Jérémy Bachelier (IFRI) : « Le groupe aéronaval peut faire face à tout type de menace »

La deuxième édition de la Conférence navale de Paris se déroule le 25 janvier à l’Institut français des relations internationales (Ifri). Son thème : l’évolution du rôle du groupe aéronaval. Le capitaine de frégate Jérémy Bachelier, officier chercheur à l’Ifri, passe en revue les grands enjeux de ce sujet au cœur de l’actualité.

Qu’entend-on par « groupe aéronaval » et quelle est son utilité ?

Un groupe aéronaval (GAN) est organisé autour d’un porte-avions. Ce dernier est accompagné de frégates qui possèdent des compétences à la fois généralistes mais aussi spécifiques, comme la lutte anti-aérienne ou encore la lutte anti-sous-marine. Il faut aussi un pétrolier ravitailleur, car, contrairement au porte-avions, les frégates et les aéronefs embarqués ne bénéficient pas de la propulsion nucléaire. Un sous-marin nucléaire d’attaque est également inséré dans le dispositif. Le GAN, c’est avant tout une capacité de projection de puissance vers la terre ou en mer dans le cadre du combat naval. Dans les faits, il sert aussi d’outil politique et diplomatique. Un moyen de pression, en somme.

Qu’est-ce qui fait la force d’un groupe aéronaval ?

Sur le plan opérationnel, sa mobilité et les caractéristiques de la mer lui évitent certaines contraintes. Par exemple, le GAN n’a pas besoin de points d’ancrage aux abords du théâtre d’opération visé. Il s’affranchit ainsi des prérequis et des avals diplomatiques nécessaires avant toute utilisation d’un aéroport ou d’un port sur le territoire d’un pays tiers. Cela lui donne donc une agilité singulière.

« Le déploiement d’un GAN tire l’ensemble d’une Marine, et même des armées, vers le haut. »

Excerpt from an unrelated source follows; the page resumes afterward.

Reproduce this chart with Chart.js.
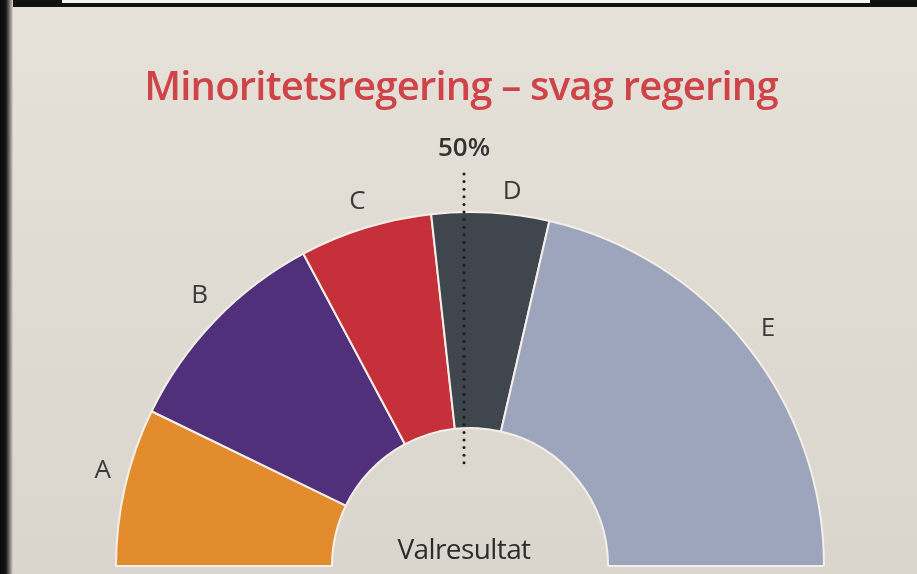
<!DOCTYPE html>
<html>
<head>
<meta charset="utf-8">
<script src="https://cdn.jsdelivr.net/npm/chart.js@4"></script>
<style>
    html, body { margin: 0; padding: 0; }
    body {
        width: 917px; height: 574px; overflow: hidden; position: relative;
        background: linear-gradient(180deg, #e6e2da 0%, #dedad2 60%, #dad6ce 100%);
    }
    #frameTop { position: absolute; left: 0; top: 0; width: 917px; height: 7px; background: #111; }
    #paperTop { position: absolute; left: 62px; top: 0; width: 808px; height: 3px; background: #f3f3f1; }
    #frameLeft {
        position: absolute; left: 0; top: 0; width: 13px; height: 574px;
        background: linear-gradient(90deg, #0b0b0b 0%, #151515 45%, #7d7b77 75%, #d9d5cd 100%);
    }
    canvas { position: absolute; left: 0; top: 0; }
</style>
</head>
<body>
<div id="frameTop"></div>
<div id="paperTop"></div>
<div id="frameLeft"></div>
<canvas id="resultChart" width="917" height="574"></canvas>
<script>
    // election result, share of seats in percent
    const parties = ["A", "B", "C", "D", "E"];
    const seatShares = [14.4, 20, 12.1, 10.7, 42.8];
    const partyColors = ["#e38c2d", "#51307b", "#c6303a", "#40464d", "#9ca5bc"];

    const chartTitle = "Minoritetsregering – svag regering";
    const centerLabel = "Valresultat";
    const majorityLabel = "50%";

    let annotations = {
        id: "annotations",
        afterDatasetsDraw(chart) {
            let ctx = chart.ctx;
            let arcs = chart.getDatasetMeta(0).data;
            let first = arcs[0];
            let cx = first.x, cy = first.y;

            // small hand nudges so letters sit like in the print
            let nudge = { A: [4, -10], B: [4, -6], D: [20, 6] };

            ctx.save();

            // title
            ctx.font = "600 40px 'Open Sans'";
            ctx.letterSpacing = "-0.8px";
            ctx.fillStyle = "#cf4448";
            ctx.textAlign = "center";
            ctx.textBaseline = "alphabetic";
            ctx.fillText(chartTitle, 461, 100);

            // party letters outside the ring
            ctx.font = "26px 'Open Sans'";
            ctx.letterSpacing = "0px";
            ctx.fillStyle = "#3b3b3b";
            ctx.textBaseline = "middle";
            arcs.forEach((arc, i) => {
                let mid = (arc.startAngle + arc.endAngle) / 2;
                let r = arc.outerRadius + 27;
                let d = nudge[parties[i]] || [0, 0];
                ctx.fillText(parties[i], cx + Math.cos(mid) * r + d[0], cy + Math.sin(mid) * r + d[1]);
            });

            // 50% marker
            let lineX = cx - 6;
            ctx.font = "600 26px 'Open Sans'";
            ctx.fillStyle = "#333";
            ctx.fillText(majorityLabel, lineX, cy - first.outerRadius - 63);

            ctx.fillStyle = "#1e1e1e";
            for (let y = cy - first.outerRadius - 38; y <= cy - first.innerRadius + 37; y += 7.6) {
                ctx.beginPath();
                ctx.arc(lineX, y, 1.5, 0, Math.PI * 2);
                ctx.fill();
            }

            // label in the hole
            ctx.font = "500 28px 'Open Sans'";
            ctx.letterSpacing = "-0.6px";
            ctx.fillStyle = "#2c2c2c";
            ctx.textBaseline = "alphabetic";
            ctx.fillText(centerLabel, cx - 6, cy - 7);

            ctx.restore();
        }
    };

    let ctx = document.getElementById("resultChart");
    let resultChart = new Chart(ctx, {
        type: "doughnut",
        data: {
            labels: parties,
            datasets: [{
                data: seatShares,
                backgroundColor: partyColors,
                borderColor: "#f4efe8",
                borderWidth: 2
            }]
        },
        options: {
            responsive: false,
            animation: false,
            rotation: -90,
            circumference: 180,
            cutout: "39%",
            layout: {
                padding: { left: 115, right: 92, top: 211, bottom: 7 }
            },
            plugins: {
                legend: { display: false },
                tooltip: { enabled: false }
            }
        },
        plugins: [annotations]
    });
</script>
</body>
</html>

Capitaine de frégate Jérémy Bachelier, officier chercheur à l’Ifri

L’autre atout du groupe aéronaval est son aspect d’agrégateur de forces, qu’elles soient nationales ou multinationales. Le déploiement d’un GAN tire l’ensemble d’une Marine, et même des armées, vers le haut. Il constitue aussi une occasion unique d’intégrer des alliés. En résultent une confiance et surtout une interopérabilité technique et tactique entre les puissances concernées. Cela envoie dans le même temps un message à nos compétiteurs : nous sommes capables de travailler ensemble.

A l’inverse, quelles sont ses vulnérabilités ?

Certaines menaces se font plus pressantes. Je pense, entre autres, à celle relative aux missiles balistiques, notamment ceux de la Chine et de la Russie, dont les capacités de lutte antinavires sont extrêmement importantes. Sans oublier les avancées concernant les missiles hypervéloces1. Dix des 13 pays ayant les plus gros budgets militaires disposent d’un programme de recherches dans ce domaine.

Il ne faut pas non plus négliger la menace sous-marine. En fonction des zones d’opération, il existe des portées qui, en termes de détection, se révèlent très favorables aux sous-marins et donc défavorables aux systèmes de lutte anti-sous-marine. Conséquence directe : nos compétiteurs pourraient potentiellement s’approcher à des distances suffisantes pour effectuer un tir torpille. C’est donc un vrai enjeu pour ce dernier. Pour autant, le GAN tire un avantage comparatif au regard de la complémentarité de ses moyens. Il ne s’agit ni de relativiser ses vulnérabilités, ni de les exagérer, mais le groupe aéronaval conservera cet avantage dès lors qu’il saura s’adapter à l’évolution des menaces.

Justement, comment le GAN doit-il évoluer pour rester une force stratégique ?

Il lui faut toujours avoir un coup d’avance sur une menace en perpétuelle évolution. C’est absolument fondamental. A l’avenir, l’intelligence artificielle est probablement amenée à transformer nos systèmes d’aide à la décision. Cela améliorera notre réactivité. Le rôle du quantique est aussi au cœur des réflexions car il pourrait drainer, d’ici quelques années ou décennies, des évolutions techniques sur les systèmes d’armes embarqués. Le groupe aéronaval doit donc évoluer de façon cohérente et sans se faire dépasser par les nouvelles technologies.

Source : ministère des Armées.

1 Les missiles hypervéloces sont caractérisés par une vitesse supérieure à Mach 5 (6 000 km/h) et une faculté de manœuvre pendant le vol, rendant leur trajectoire imprévisible.